• [Data extract]:

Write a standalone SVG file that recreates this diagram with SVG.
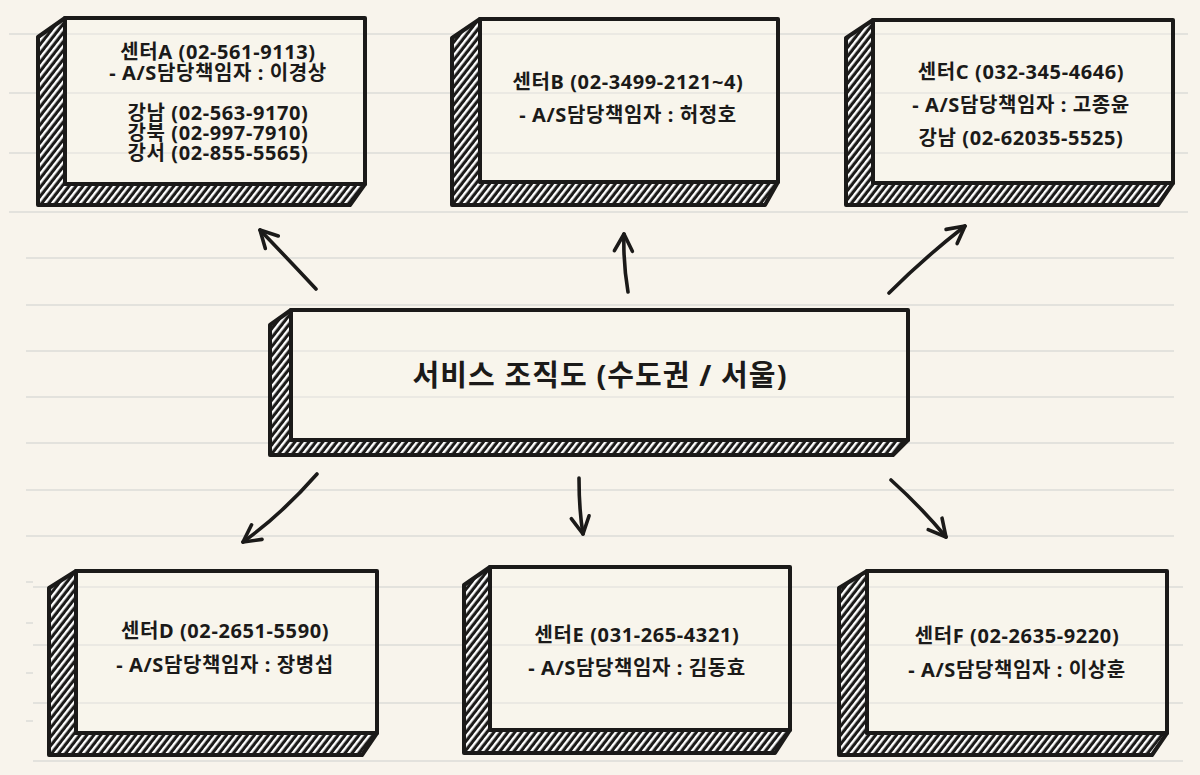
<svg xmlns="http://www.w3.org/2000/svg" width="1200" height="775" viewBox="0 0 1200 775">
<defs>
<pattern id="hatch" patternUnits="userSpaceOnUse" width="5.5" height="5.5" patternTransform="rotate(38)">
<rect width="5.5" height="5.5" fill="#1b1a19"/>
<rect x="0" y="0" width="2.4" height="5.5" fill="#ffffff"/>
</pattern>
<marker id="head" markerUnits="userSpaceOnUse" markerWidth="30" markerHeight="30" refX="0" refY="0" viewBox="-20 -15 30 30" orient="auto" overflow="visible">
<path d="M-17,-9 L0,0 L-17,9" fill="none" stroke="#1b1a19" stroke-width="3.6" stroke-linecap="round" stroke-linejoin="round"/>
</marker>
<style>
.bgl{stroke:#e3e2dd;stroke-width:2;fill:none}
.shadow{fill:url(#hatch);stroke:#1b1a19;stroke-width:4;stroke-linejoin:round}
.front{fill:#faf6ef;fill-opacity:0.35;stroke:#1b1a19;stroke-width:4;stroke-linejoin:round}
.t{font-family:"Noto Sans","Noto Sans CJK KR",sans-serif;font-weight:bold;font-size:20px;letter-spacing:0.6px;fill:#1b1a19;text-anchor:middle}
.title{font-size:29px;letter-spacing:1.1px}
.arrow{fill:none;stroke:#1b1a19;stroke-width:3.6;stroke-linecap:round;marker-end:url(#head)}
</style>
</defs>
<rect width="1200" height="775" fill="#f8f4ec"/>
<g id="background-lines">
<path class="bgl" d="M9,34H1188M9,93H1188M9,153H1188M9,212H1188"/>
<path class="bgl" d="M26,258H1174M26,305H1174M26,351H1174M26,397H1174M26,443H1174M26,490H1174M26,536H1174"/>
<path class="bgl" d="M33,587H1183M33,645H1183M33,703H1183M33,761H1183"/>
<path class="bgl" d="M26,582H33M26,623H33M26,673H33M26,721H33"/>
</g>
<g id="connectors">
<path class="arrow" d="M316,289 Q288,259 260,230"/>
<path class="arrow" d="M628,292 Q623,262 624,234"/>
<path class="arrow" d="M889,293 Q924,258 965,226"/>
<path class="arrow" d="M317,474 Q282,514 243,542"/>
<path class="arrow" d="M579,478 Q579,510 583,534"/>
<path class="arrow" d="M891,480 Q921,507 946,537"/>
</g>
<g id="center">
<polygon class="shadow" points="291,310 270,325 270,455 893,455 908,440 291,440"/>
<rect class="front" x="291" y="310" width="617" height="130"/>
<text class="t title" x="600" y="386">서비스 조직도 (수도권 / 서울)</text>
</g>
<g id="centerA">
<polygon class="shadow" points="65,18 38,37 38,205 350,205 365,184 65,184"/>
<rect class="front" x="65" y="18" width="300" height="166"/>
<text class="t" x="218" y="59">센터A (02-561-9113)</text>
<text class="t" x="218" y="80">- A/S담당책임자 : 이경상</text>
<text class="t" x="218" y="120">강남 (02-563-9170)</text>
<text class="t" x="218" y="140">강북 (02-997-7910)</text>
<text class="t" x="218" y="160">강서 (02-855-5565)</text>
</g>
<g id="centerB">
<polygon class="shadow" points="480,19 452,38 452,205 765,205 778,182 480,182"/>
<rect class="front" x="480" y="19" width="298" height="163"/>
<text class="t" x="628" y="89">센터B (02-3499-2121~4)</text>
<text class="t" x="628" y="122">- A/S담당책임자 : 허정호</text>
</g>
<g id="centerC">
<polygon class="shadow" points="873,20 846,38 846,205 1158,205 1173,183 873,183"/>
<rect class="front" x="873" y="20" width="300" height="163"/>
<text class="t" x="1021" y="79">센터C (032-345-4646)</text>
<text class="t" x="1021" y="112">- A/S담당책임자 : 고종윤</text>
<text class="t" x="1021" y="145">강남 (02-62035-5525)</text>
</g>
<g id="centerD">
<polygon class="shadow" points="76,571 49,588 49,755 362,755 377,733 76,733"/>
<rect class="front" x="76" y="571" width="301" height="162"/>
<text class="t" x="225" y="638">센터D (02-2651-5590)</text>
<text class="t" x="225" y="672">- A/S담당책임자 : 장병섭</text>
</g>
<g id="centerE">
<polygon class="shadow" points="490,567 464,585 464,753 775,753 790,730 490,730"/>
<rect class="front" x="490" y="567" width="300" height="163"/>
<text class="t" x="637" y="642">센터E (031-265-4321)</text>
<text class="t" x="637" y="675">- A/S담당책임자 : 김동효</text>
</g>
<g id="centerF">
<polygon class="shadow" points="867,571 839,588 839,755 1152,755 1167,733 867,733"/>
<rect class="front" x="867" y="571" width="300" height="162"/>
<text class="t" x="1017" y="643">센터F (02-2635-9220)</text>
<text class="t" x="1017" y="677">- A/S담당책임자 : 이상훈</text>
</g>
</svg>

• [Your objective]:
Retype the whole listing exactly and leave the pictures out.

• [Expected answer]:
Write a standalone SVG file that recreates this diagram with SVG.
<svg xmlns="http://www.w3.org/2000/svg" width="1200" height="775" viewBox="0 0 1200 775">
<defs>
<pattern id="hatch" patternUnits="userSpaceOnUse" width="5.5" height="5.5" patternTransform="rotate(38)">
<rect width="5.5" height="5.5" fill="#1b1a19"/>
<rect x="0" y="0" width="2.4" height="5.5" fill="#ffffff"/>
</pattern>
<marker id="head" markerUnits="userSpaceOnUse" markerWidth="30" markerHeight="30" refX="0" refY="0" viewBox="-20 -15 30 30" orient="auto" overflow="visible">
<path d="M-17,-9 L0,0 L-17,9" fill="none" stroke="#1b1a19" stroke-width="3.6" stroke-linecap="round" stroke-linejoin="round"/>
</marker>
<style>
.bgl{stroke:#e3e2dd;stroke-width:2;fill:none}
.shadow{fill:url(#hatch);stroke:#1b1a19;stroke-width:4;stroke-linejoin:round}
.front{fill:#faf6ef;fill-opacity:0.35;stroke:#1b1a19;stroke-width:4;stroke-linejoin:round}
.t{font-family:"Noto Sans","Noto Sans CJK KR",sans-serif;font-weight:bold;font-size:20px;letter-spacing:0.6px;fill:#1b1a19;text-anchor:middle}
.title{font-size:29px;letter-spacing:1.1px}
.arrow{fill:none;stroke:#1b1a19;stroke-width:3.6;stroke-linecap:round;marker-end:url(#head)}
</style>
</defs>
<rect width="1200" height="775" fill="#f8f4ec"/>
<g id="background-lines">
<path class="bgl" d="M9,34H1188M9,93H1188M9,153H1188M9,212H1188"/>
<path class="bgl" d="M26,258H1174M26,305H1174M26,351H1174M26,397H1174M26,443H1174M26,490H1174M26,536H1174"/>
<path class="bgl" d="M33,587H1183M33,645H1183M33,703H1183M33,761H1183"/>
<path class="bgl" d="M26,582H33M26,623H33M26,673H33M26,721H33"/>
</g>
<g id="connectors">
<path class="arrow" d="M316,289 Q288,259 260,230"/>
<path class="arrow" d="M628,292 Q623,262 624,234"/>
<path class="arrow" d="M889,293 Q924,258 965,226"/>
<path class="arrow" d="M317,474 Q282,514 243,542"/>
<path class="arrow" d="M579,478 Q579,510 583,534"/>
<path class="arrow" d="M891,480 Q921,507 946,537"/>
</g>
<g id="center">
<polygon class="shadow" points="291,310 270,325 270,455 893,455 908,440 291,440"/>
<rect class="front" x="291" y="310" width="617" height="130"/>
<text class="t title" x="600" y="386">서비스 조직도 (수도권 / 서울)</text>
</g>
<g id="centerA">
<polygon class="shadow" points="65,18 38,37 38,205 350,205 365,184 65,184"/>
<rect class="front" x="65" y="18" width="300" height="166"/>
<text class="t" x="218" y="59">센터A (02-561-9113)</text>
<text class="t" x="218" y="80">- A/S담당책임자 : 이경상</text>
<text class="t" x="218" y="120">강남 (02-563-9170)</text>
<text class="t" x="218" y="140">강북 (02-997-7910)</text>
<text class="t" x="218" y="160">강서 (02-855-5565)</text>
</g>
<g id="centerB">
<polygon class="shadow" points="480,19 452,38 452,205 765,205 778,182 480,182"/>
<rect class="front" x="480" y="19" width="298" height="163"/>
<text class="t" x="628" y="89">센터B (02-3499-2121~4)</text>
<text class="t" x="628" y="122">- A/S담당책임자 : 허정호</text>
</g>
<g id="centerC">
<polygon class="shadow" points="873,20 846,38 846,205 1158,205 1173,183 873,183"/>
<rect class="front" x="873" y="20" width="300" height="163"/>
<text class="t" x="1021" y="79">센터C (032-345-4646)</text>
<text class="t" x="1021" y="112">- A/S담당책임자 : 고종윤</text>
<text class="t" x="1021" y="145">강남 (02-62035-5525)</text>
</g>
<g id="centerD">
<polygon class="shadow" points="76,571 49,588 49,755 362,755 377,733 76,733"/>
<rect class="front" x="76" y="571" width="301" height="162"/>
<text class="t" x="225" y="638">센터D (02-2651-5590)</text>
<text class="t" x="225" y="672">- A/S담당책임자 : 장병섭</text>
</g>
<g id="centerE">
<polygon class="shadow" points="490,567 464,585 464,753 775,753 790,730 490,730"/>
<rect class="front" x="490" y="567" width="300" height="163"/>
<text class="t" x="637" y="642">센터E (031-265-4321)</text>
<text class="t" x="637" y="675">- A/S담당책임자 : 김동효</text>
</g>
<g id="centerF">
<polygon class="shadow" points="867,571 839,588 839,755 1152,755 1167,733 867,733"/>
<rect class="front" x="867" y="571" width="300" height="162"/>
<text class="t" x="1017" y="643">센터F (02-2635-9220)</text>
<text class="t" x="1017" y="677">- A/S담당책임자 : 이상훈</text>
</g>
</svg>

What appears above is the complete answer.